DIRECTIVE:
Copy the data exactly as it appears, and do not include any pictures.

DATA EXTRACT:
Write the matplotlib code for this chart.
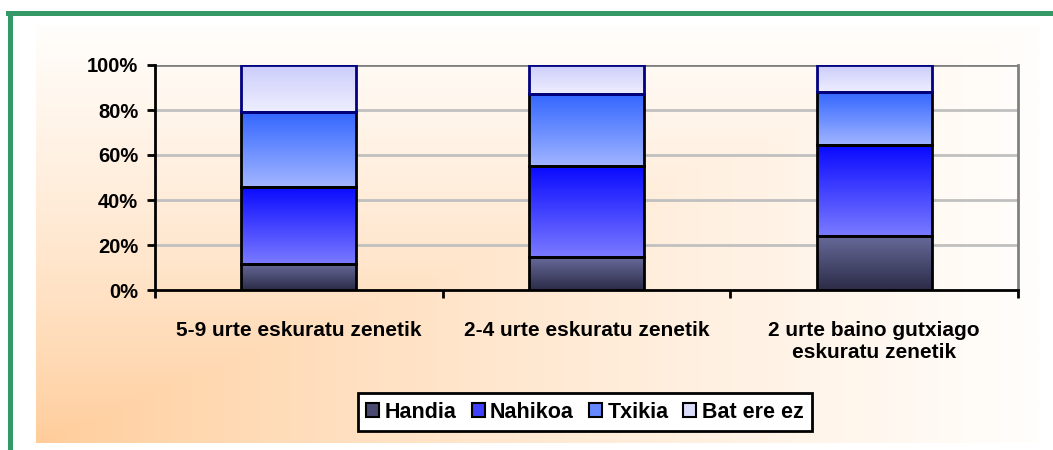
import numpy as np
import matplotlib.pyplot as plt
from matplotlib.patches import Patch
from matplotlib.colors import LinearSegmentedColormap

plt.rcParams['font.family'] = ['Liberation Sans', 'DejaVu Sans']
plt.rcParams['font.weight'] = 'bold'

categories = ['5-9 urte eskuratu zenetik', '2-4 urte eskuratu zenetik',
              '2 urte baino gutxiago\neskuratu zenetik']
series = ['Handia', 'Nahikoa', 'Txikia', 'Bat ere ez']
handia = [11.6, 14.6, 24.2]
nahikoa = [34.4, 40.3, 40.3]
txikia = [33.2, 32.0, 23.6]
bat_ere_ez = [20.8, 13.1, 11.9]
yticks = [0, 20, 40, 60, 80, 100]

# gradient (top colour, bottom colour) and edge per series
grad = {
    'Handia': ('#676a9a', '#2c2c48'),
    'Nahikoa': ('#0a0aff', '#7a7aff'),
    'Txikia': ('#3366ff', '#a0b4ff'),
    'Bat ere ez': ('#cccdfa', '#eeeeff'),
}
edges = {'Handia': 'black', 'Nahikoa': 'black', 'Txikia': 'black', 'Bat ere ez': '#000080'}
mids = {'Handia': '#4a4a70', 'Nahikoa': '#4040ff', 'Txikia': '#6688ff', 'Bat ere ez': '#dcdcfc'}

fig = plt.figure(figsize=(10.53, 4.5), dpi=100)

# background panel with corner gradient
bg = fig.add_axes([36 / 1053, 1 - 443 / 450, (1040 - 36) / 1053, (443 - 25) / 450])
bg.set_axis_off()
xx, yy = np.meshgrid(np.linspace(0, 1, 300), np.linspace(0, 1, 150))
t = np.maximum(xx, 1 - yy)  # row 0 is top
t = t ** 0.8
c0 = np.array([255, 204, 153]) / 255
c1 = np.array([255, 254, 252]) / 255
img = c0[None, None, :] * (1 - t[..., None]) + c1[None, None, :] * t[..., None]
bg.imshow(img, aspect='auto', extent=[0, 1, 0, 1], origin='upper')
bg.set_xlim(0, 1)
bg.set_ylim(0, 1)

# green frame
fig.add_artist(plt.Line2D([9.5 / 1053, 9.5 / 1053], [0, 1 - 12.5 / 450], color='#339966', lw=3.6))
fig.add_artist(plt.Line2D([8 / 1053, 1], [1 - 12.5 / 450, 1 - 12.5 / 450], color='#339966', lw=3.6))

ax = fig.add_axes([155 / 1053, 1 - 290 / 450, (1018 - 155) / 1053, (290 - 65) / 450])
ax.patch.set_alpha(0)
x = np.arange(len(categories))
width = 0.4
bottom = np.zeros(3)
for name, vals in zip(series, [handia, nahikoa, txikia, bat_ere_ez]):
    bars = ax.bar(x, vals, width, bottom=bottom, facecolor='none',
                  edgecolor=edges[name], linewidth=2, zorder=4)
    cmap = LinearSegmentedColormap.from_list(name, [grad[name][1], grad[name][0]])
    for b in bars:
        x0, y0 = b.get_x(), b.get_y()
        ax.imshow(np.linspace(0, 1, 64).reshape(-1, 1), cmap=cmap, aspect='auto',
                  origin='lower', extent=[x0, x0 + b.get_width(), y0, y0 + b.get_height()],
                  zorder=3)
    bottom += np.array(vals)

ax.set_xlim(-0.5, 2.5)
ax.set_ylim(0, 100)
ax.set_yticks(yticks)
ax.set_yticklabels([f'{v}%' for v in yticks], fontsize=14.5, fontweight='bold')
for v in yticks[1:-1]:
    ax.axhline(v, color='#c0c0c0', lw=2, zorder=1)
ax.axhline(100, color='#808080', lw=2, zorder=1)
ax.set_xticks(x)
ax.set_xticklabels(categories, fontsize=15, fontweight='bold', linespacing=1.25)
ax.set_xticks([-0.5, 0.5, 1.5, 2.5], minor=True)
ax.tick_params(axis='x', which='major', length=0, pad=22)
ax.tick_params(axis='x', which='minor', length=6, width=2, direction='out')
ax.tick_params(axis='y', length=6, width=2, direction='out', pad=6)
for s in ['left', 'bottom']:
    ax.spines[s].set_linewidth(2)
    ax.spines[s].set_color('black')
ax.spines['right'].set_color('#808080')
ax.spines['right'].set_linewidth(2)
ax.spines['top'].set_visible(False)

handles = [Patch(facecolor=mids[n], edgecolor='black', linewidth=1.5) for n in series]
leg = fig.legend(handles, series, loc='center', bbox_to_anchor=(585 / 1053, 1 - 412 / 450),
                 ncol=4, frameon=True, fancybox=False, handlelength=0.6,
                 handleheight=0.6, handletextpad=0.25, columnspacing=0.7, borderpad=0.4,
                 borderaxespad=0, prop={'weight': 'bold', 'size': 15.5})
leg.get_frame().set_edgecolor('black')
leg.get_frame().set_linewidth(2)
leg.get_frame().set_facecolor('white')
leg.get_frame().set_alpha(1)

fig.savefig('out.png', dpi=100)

RESULT:
Write the matplotlib code for this chart.
import numpy as np
import matplotlib.pyplot as plt
from matplotlib.patches import Patch
from matplotlib.colors import LinearSegmentedColormap

plt.rcParams['font.family'] = ['Liberation Sans', 'DejaVu Sans']
plt.rcParams['font.weight'] = 'bold'

categories = ['5-9 urte eskuratu zenetik', '2-4 urte eskuratu zenetik',
              '2 urte baino gutxiago\neskuratu zenetik']
series = ['Handia', 'Nahikoa', 'Txikia', 'Bat ere ez']
handia = [11.6, 14.6, 24.2]
nahikoa = [34.4, 40.3, 40.3]
txikia = [33.2, 32.0, 23.6]
bat_ere_ez = [20.8, 13.1, 11.9]
yticks = [0, 20, 40, 60, 80, 100]

# gradient (top colour, bottom colour) and edge per series
grad = {
    'Handia': ('#676a9a', '#2c2c48'),
    'Nahikoa': ('#0a0aff', '#7a7aff'),
    'Txikia': ('#3366ff', '#a0b4ff'),
    'Bat ere ez': ('#cccdfa', '#eeeeff'),
}
edges = {'Handia': 'black', 'Nahikoa': 'black', 'Txikia': 'black', 'Bat ere ez': '#000080'}
mids = {'Handia': '#4a4a70', 'Nahikoa': '#4040ff', 'Txikia': '#6688ff', 'Bat ere ez': '#dcdcfc'}

fig = plt.figure(figsize=(10.53, 4.5), dpi=100)

# background panel with corner gradient
bg = fig.add_axes([36 / 1053, 1 - 443 / 450, (1040 - 36) / 1053, (443 - 25) / 450])
bg.set_axis_off()
xx, yy = np.meshgrid(np.linspace(0, 1, 300), np.linspace(0, 1, 150))
t = np.maximum(xx, 1 - yy)  # row 0 is top
t = t ** 0.8
c0 = np.array([255, 204, 153]) / 255
c1 = np.array([255, 254, 252]) / 255
img = c0[None, None, :] * (1 - t[..., None]) + c1[None, None, :] * t[..., None]
bg.imshow(img, aspect='auto', extent=[0, 1, 0, 1], origin='upper')
bg.set_xlim(0, 1)
bg.set_ylim(0, 1)

# green frame
fig.add_artist(plt.Line2D([9.5 / 1053, 9.5 / 1053], [0, 1 - 12.5 / 450], color='#339966', lw=3.6))
fig.add_artist(plt.Line2D([8 / 1053, 1], [1 - 12.5 / 450, 1 - 12.5 / 450], color='#339966', lw=3.6))

ax = fig.add_axes([155 / 1053, 1 - 290 / 450, (1018 - 155) / 1053, (290 - 65) / 450])
ax.patch.set_alpha(0)
x = np.arange(len(categories))
width = 0.4
bottom = np.zeros(3)
for name, vals in zip(series, [handia, nahikoa, txikia, bat_ere_ez]):
    bars = ax.bar(x, vals, width, bottom=bottom, facecolor='none',
                  edgecolor=edges[name], linewidth=2, zorder=4)
    cmap = LinearSegmentedColormap.from_list(name, [grad[name][1], grad[name][0]])
    for b in bars:
        x0, y0 = b.get_x(), b.get_y()
        ax.imshow(np.linspace(0, 1, 64).reshape(-1, 1), cmap=cmap, aspect='auto',
                  origin='lower', extent=[x0, x0 + b.get_width(), y0, y0 + b.get_height()],
                  zorder=3)
    bottom += np.array(vals)

ax.set_xlim(-0.5, 2.5)
ax.set_ylim(0, 100)
ax.set_yticks(yticks)
ax.set_yticklabels([f'{v}%' for v in yticks], fontsize=14.5, fontweight='bold')
for v in yticks[1:-1]:
    ax.axhline(v, color='#c0c0c0', lw=2, zorder=1)
ax.axhline(100, color='#808080', lw=2, zorder=1)
ax.set_xticks(x)
ax.set_xticklabels(categories, fontsize=15, fontweight='bold', linespacing=1.25)
ax.set_xticks([-0.5, 0.5, 1.5, 2.5], minor=True)
ax.tick_params(axis='x', which='major', length=0, pad=22)
ax.tick_params(axis='x', which='minor', length=6, width=2, direction='out')
ax.tick_params(axis='y', length=6, width=2, direction='out', pad=6)
for s in ['left', 'bottom']:
    ax.spines[s].set_linewidth(2)
    ax.spines[s].set_color('black')
ax.spines['right'].set_color('#808080')
ax.spines['right'].set_linewidth(2)
ax.spines['top'].set_visible(False)

handles = [Patch(facecolor=mids[n], edgecolor='black', linewidth=1.5) for n in series]
leg = fig.legend(handles, series, loc='center', bbox_to_anchor=(585 / 1053, 1 - 412 / 450),
                 ncol=4, frameon=True, fancybox=False, handlelength=0.6,
                 handleheight=0.6, handletextpad=0.25, columnspacing=0.7, borderpad=0.4,
                 borderaxespad=0, prop={'weight': 'bold', 'size': 15.5})
leg.get_frame().set_edgecolor('black')
leg.get_frame().set_linewidth(2)
leg.get_frame().set_facecolor('white')
leg.get_frame().set_alpha(1)

fig.savefig('out.png', dpi=100)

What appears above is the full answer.